Así que ninguna sorpresa con Orriols. Su partido se ubica en los entornos de ese impreciso espacio político que damos en llamar «extrema derecha». Un espacio que en nuestro país parece otorgarse en condiciones de monopolio a Vox, aunque Aliança Catalana y los nacionalistas cumplen todos los requisitos para federarse en esa competición. Eso sí, en una liga mayor. En comparación, Vox, un partido clásicamente conservador cuando alcanza alguna coherencia intelectual, ni siquiera juega la promoción. Mientras Vox rechaza conceder la condición de ciudadano a los inmigrantes, los secesionistas no solo no quieren a los extranjeros, sino que, además, quieren privar de derechos a los que ya disponen de ellos, a los españoles, en una parte de España.

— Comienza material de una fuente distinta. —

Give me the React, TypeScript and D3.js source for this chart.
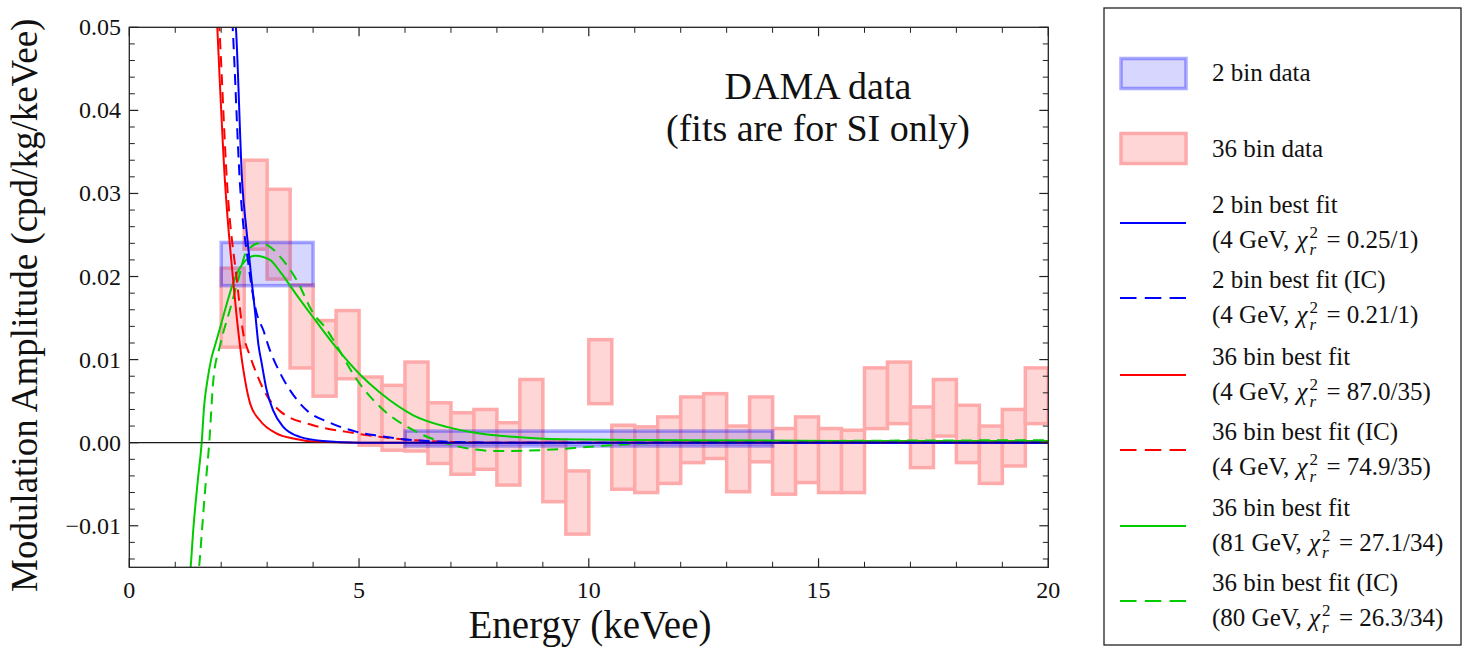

Aliança Catalana no es otra cosa que la aplicación consecuente del proyecto nacionalista. Ha convertido en programa lo que los nacionalistas sénior han dejado disperso en declaraciones y practicado sin tregua en sus políticas. Orriols se ha limitado a levantar la mano y recordar el hilo conceptual que ata al nacionalismo catalán con el racismo. Sin complejos. Esa es su singularidad: ha dicho a los votantes, macerados en años de nacionalismo, lo que deseaban escuchar. Casi se puede escuchar el engranaje mental: «Pues claro, ahora lo entiendo todo». Por fin, se sienten libres para decir lo que no se atrevían ni a pensar.
Muchos se deben de estar preguntando cómo era posible que nadie recordara las verdades del barquero nacionalista. Para ellos, Aliança Catalana ha supuesto el principio del fin de una «espiral del silencio»: esas situaciones en las que todos públicamente se reafirman en la idea A, convencidos de que los demás están en lo mismo, en A, aunque en privado crean en B… hasta que el número de discrepantes suficiente como para abaratar el coste de salir del armario diga en voz alta «B». Entonces, de un día para otro, se impone torrencialmente la idea hasta ahora reprimida. Y esa ha sido la función de Orriols. Un detonante. Se ha soltado la brida y ha asomado la bestia. Han llamado a las cosas por el nombre con que los nacionalistas las piensan. Con la complicidad ahora del PSOE, que no pierde oportunidad de degradar la moral pública.
Durante años nos hemos preguntado cómo era posible que en España no apareciera una extrema derecha fetén. Sencillamente, buscábamos en el lugar equivocado. Ya estaba entre nosotros.